Building Your Supply Relationship

Your ink, emulsion, and chemical supplier is one of your most important business relationships. A good supplier answers technical questions, has reliable stock of the products you depend on, and ships fast enough that a supply shortage does not shut down your press. River City Supply has been the primary screen printing supply relationship for hundreds of Texas and nationwide shops since 2006 — authorized distributor of every brand we carry, with same-day shipping before 3:30 PM CT.

Equipment Financing Available
You do not have to pay for everything upfront. River City Supply partners with ACG Equipment Finance for press, dryer, and film printer purchases. Fast approvals, competitive rates. Section 179 tax deductions may allow 100 percent first-year write-off on equipment purchases — consult your tax advisor. View financing options →

Related Guides from River City Supply

Frequently Asked Questions

How much does it cost to start a screen printing business?

A functional single-color startup setup — manual press, flash dryer, exposure unit, basic chemicals, screens, film printer, and starter ink kit — can be assembled for $3,000 to $8,000. A professional multi-color operation with conveyor dryer, quality manual press, and full ink inventory typically runs $10,000 to $25,000. Automatic press setups start at $50,000 and scale to $200,000+. Equipment financing is available through River City Supply for qualified buyers — see financing options.

Can I start a screen printing business at home or in a garage?

Yes. Many successful shops start in a garage, basement, or spare room. You need enough space for a press (roughly 6 to 8 feet in diameter for a 4-color), a dryer run of 6 to 10 feet, and a separate light-safe area for coating and drying screens. A 2-car garage works well for a complete single-operator setup. You will also need access to water for washing screens. Check local zoning rules before taking customer deliveries at your home address.

What do I need to buy first when starting a screen printing business?

In order of priority: (1) a manual screen printing press with at least 4 color stations, (2) a flash dryer, (3) an exposure unit, (4) a conveyor dryer, (5) a film output printer and inkjet film for creating positives, (6) starter ink kit with white, black, and primary colors, and (7) emulsion, screens, and chemicals. A conveyor dryer is the most commonly skipped item that causes quality problems — budget for it early.

How much can I charge per screen printed shirt?

A 1-color print on a standard T-shirt typically runs $5.50 to $9.00 per shirt depending on quantity. Multi-color work on dark garments with a white underbase runs higher. A 72-piece order at 2 colors on a dark shirt might be priced at $10 to $13 per shirt all-in including the blank. Specialty inks such as glow, reflective, or metallic command an additional per-screen premium. Most screen printers use quantity tiers: higher per-shirt pricing for small orders, lower for bulk.

Do I need any certifications or licenses to start a screen printing shop?

Business licensing requirements vary by location — most cities require a general business license and a seller's permit or sales tax ID. Screen printing itself has no federal certification requirements, but your local area may have environmental regulations on chemical storage and discharge. Contact your local city or county business office for specific requirements in your area.

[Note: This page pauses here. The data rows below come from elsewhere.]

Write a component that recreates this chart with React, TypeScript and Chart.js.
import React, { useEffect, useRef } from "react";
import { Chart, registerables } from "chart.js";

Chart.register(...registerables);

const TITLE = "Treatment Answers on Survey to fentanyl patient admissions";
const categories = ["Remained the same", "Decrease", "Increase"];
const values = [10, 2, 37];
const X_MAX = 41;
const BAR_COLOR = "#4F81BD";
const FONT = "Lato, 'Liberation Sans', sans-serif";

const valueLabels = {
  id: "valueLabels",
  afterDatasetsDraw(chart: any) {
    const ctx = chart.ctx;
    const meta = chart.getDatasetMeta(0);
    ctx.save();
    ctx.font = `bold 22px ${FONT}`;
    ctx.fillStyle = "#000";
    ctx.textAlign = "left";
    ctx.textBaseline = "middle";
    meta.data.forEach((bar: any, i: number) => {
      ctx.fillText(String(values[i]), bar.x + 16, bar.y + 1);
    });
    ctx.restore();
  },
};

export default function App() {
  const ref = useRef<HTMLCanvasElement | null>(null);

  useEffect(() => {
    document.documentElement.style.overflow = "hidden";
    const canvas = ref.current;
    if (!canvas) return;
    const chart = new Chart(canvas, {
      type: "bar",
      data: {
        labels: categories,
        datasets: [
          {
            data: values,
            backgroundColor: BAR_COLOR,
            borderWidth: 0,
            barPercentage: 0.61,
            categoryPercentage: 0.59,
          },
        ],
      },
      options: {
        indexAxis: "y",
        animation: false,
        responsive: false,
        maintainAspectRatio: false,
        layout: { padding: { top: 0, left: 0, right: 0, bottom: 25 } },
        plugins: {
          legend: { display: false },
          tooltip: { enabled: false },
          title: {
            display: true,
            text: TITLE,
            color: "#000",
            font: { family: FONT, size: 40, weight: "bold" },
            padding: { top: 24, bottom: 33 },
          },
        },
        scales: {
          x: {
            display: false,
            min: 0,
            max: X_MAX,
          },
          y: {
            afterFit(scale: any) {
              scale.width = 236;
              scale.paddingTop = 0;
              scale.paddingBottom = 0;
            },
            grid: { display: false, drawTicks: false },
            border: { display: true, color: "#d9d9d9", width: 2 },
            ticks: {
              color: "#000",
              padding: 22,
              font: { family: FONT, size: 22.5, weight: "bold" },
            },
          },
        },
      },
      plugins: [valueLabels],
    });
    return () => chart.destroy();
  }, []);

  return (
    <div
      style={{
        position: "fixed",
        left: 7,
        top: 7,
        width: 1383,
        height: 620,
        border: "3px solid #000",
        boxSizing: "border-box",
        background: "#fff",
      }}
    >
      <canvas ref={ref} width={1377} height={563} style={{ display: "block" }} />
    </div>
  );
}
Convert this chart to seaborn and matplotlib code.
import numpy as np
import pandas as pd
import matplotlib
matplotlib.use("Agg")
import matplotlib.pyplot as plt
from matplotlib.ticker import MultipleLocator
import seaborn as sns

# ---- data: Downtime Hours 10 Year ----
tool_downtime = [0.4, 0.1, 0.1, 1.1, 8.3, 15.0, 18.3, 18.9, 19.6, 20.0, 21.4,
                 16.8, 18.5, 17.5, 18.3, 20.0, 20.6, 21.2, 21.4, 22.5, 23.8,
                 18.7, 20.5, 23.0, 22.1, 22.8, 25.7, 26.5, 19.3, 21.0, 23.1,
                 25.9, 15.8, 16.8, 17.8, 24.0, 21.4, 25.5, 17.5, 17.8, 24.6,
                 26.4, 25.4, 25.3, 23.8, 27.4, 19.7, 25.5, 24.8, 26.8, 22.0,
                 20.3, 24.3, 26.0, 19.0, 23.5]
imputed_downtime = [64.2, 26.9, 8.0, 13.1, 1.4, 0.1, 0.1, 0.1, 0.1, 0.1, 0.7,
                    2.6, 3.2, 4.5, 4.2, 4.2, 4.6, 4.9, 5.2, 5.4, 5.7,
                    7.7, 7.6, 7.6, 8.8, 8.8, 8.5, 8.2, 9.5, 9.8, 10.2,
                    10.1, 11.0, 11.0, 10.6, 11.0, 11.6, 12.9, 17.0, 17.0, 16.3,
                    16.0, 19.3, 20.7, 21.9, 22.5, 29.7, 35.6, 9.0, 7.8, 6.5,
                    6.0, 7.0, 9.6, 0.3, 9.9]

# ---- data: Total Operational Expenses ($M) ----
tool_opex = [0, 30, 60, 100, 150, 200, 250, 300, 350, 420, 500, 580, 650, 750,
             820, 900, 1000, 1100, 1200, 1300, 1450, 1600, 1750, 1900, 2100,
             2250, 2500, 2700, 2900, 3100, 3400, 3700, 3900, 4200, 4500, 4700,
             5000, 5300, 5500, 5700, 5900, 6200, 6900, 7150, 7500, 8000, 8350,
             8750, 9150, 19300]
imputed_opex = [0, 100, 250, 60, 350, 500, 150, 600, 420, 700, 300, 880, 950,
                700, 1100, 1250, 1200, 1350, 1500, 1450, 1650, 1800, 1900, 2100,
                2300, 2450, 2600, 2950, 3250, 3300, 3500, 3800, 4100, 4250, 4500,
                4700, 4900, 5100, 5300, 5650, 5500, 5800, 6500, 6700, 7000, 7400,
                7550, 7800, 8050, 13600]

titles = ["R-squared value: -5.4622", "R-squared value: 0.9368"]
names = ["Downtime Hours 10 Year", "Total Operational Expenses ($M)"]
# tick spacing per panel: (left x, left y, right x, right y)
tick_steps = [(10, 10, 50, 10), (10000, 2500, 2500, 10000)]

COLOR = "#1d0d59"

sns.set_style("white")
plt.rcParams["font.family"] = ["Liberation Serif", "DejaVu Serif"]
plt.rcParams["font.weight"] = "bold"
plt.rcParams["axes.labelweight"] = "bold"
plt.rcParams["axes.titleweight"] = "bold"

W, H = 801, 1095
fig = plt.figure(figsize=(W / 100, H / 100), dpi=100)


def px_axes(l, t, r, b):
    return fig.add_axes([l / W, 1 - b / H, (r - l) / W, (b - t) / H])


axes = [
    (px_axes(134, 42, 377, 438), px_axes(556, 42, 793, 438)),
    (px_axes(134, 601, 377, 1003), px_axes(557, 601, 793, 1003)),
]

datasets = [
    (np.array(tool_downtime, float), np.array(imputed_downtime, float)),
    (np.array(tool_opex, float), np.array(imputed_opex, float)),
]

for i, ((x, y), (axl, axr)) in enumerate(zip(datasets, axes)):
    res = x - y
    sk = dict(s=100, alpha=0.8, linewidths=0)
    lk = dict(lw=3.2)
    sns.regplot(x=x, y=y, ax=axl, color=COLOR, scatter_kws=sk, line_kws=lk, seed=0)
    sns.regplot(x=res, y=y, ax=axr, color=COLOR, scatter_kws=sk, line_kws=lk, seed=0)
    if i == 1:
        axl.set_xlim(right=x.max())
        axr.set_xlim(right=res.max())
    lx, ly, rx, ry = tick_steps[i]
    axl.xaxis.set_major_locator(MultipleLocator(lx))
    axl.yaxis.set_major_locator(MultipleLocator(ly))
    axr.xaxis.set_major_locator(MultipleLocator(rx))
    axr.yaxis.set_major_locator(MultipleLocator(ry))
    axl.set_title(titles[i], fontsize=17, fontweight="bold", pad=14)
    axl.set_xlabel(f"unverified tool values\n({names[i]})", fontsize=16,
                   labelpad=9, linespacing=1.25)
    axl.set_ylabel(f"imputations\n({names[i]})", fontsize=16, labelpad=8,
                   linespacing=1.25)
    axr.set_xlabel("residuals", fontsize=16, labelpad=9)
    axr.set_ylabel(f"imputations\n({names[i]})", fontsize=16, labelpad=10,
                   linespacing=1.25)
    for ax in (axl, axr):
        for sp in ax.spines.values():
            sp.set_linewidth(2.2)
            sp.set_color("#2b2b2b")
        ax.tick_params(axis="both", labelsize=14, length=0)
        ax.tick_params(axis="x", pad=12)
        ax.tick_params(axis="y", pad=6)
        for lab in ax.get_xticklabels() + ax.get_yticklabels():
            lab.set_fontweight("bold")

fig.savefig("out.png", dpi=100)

Do I need a washout booth to start screen printing?

A dedicated washout booth is not required on day one but is strongly recommended. Without one, you can use a utility sink or outdoor hose. Always fit a mesh trap on any drain used for screen washing to catch emulsion solids before they reach your plumbing. A washout booth keeps your shop cleaner, protects your drain system, and makes screen reclaiming significantly faster as your volume grows. Shop washout booths →

What software do I need for screen printing?

You need two types of software: design software and output software. For design, Adobe Illustrator is the industry standard for building vector artwork and color separations. For film output, a RIP software such as CADlink FilmMaker ensures your film positives print at the correct density and resolution for clean screen exposure. Without proper RIP output, your positives may not fully block UV light, which leads to pinholes and underexposed screens.

Should I get an LED or UV bulb exposure unit?

LED exposure units are the current industry standard and the better long-term investment. LED units last far longer than UV fluorescent bulbs, use significantly less energy, and produce sharper stencil edges with better halftone reproduction. UV bulb units cost less upfront but bulbs degrade over time, requiring periodic replacement and recalibration of exposure times. If your budget allows it, start with LED. Shop exposure units →

How long does it take to learn screen printing well enough to sell professionally?

Most people can produce acceptable single-color prints within a few hours of first practice. Producing consistent, professional-quality multi-color work on dark garments typically takes 30 to 90 days of regular practice. Mastering registration, exposure, and color mixing to a professional commercial standard takes 6 to 12 months. Many successful shops start with simple work and expand capability as skills and equipment improve.

What is the best screen printing press for a beginner?

The Vastex V-1000 and V-2000 series manual presses are industry-standard starting points for new shops. They are built to professional standards, available in 4 and 6 color configurations, and designed to accommodate growing shops that will eventually add more stations. River City Supply is an authorized Vastex dealer — call (512) 454-0505 for a new shop equipment consultation.

What screen printing inks should I start with?

Start with plastisol inks — specifically a starter kit that includes white (high-opacity for dark garments), black, and a set of standard process colors for mixing. Inktek LB series plastisol inks are professional-grade, economical, and available from River City Supply with same-day shipping. Water-based and discharge inks require more equipment and process control — add them after you have mastered plastisol.